It is a very human trait to look at the world around us and assume it will always be the same. It will provide us with all the resources we need because it always has. We have water, air, energy supplies and food. Mother Nature is kind.
The catch here is that Mother Nature was designed to be self-sustaining. If everything were left to Mother Nature we would not be experiencing any problems with our resources. Natural predatory systems would be in play. There would be plenty of plants and animals and the planet would overflow with the natural resources that we all take for granted, including all the oil we need to make the fuel we use so lavishly.
Mother Nature did not know about how we would commercialize her resources or visualize the speed with which we lap them up. She didn’t see that the population would explode while still relying heavily on these natural resources – this population that would eventually deplete nature’s resources at a far greater rate than they could be replenished.
In short, when the earth’s natural ecological rhythms evolved, it didn’t count on us stepping in and messing things up.
This is where Biofuel can Play a Part
The earth will require eons to replace natural resources used in producing petroleum. The earth does not need this much time to grow and convert natural oils which have the ability to replace fossil fuels in specific testing situations. This process is actually quite common today, particularly in Europe.
The conventional biofuels are produced from sugar, starch and vegetable oils, normal commodities found in everyone’s kitchen. As a matter of fact, there are currently programs underway to transform restaurant food waste into biofuel. This is how common and simple it can be to find resources we need for a sustainable energy solution.

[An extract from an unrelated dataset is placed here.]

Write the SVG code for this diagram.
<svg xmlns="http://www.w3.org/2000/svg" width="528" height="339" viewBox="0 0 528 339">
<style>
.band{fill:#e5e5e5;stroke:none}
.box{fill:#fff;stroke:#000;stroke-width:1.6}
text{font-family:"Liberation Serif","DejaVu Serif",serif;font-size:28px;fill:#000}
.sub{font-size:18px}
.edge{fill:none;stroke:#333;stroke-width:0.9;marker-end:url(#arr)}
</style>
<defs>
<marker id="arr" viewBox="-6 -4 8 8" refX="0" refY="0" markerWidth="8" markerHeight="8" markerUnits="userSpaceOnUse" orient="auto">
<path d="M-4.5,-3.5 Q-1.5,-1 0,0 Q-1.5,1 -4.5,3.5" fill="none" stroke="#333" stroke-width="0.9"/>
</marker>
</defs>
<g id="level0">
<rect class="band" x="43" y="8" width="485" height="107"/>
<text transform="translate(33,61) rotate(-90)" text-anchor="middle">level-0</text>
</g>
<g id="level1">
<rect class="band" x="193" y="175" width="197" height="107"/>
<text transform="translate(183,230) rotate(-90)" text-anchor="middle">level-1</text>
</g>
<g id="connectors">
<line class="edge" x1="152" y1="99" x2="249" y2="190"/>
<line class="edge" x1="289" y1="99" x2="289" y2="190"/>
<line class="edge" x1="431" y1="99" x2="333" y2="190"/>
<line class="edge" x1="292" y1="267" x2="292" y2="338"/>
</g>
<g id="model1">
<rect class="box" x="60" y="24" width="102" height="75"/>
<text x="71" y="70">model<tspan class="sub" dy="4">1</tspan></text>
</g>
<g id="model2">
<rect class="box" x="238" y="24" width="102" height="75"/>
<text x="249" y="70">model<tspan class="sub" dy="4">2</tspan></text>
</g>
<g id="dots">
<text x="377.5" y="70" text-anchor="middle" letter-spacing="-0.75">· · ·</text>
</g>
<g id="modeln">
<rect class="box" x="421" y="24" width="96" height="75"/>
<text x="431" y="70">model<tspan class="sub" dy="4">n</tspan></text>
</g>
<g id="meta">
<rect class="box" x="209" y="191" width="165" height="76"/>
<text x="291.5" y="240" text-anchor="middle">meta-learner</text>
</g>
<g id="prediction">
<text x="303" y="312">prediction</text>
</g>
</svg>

“We should increase our development of alternative fuels, taking advantage of renewable resources, like using corn and sugar to produce ethanol or soybeans to produce biodiesel.” – Bobby Jindal, Governer of Louisiana, probably spoken after BP dumped untold millions of gallons of crude into the Gulf of Mexico near New Orleans.
Right now, we find ourselves in fierce competition for the natural resources needed to create conventional fuels with countries overseas. This competition drives up the price, limits the availability of the product and generally makes it a non-sustainable form of energy.
Raw materials to form biofuel can be domestically grown so the United States does have a more enduring supply of sustainable energy possibilites. Biofuel is cleaner than fossil fuels. It also reduces considerably the amount of damage our modern transportation systems are doing to the air. Producing biofuel is also considerably less expensive than producing fuel from fossil sources.
Why Isn’t Biofuel the Last Word in Fuel at this Time?
With its many advantages, one would think that biofuels would own the transportation market. The main answer to this question is in the way we manufacture automobiles. Many biofuel techniques and usages remain in the testing phase today.
So, while we don’t see biofuel taking over the oil industry right now, it will in the near future. When that day in the near future comes, everyone on the planet and the planet itself will benefit.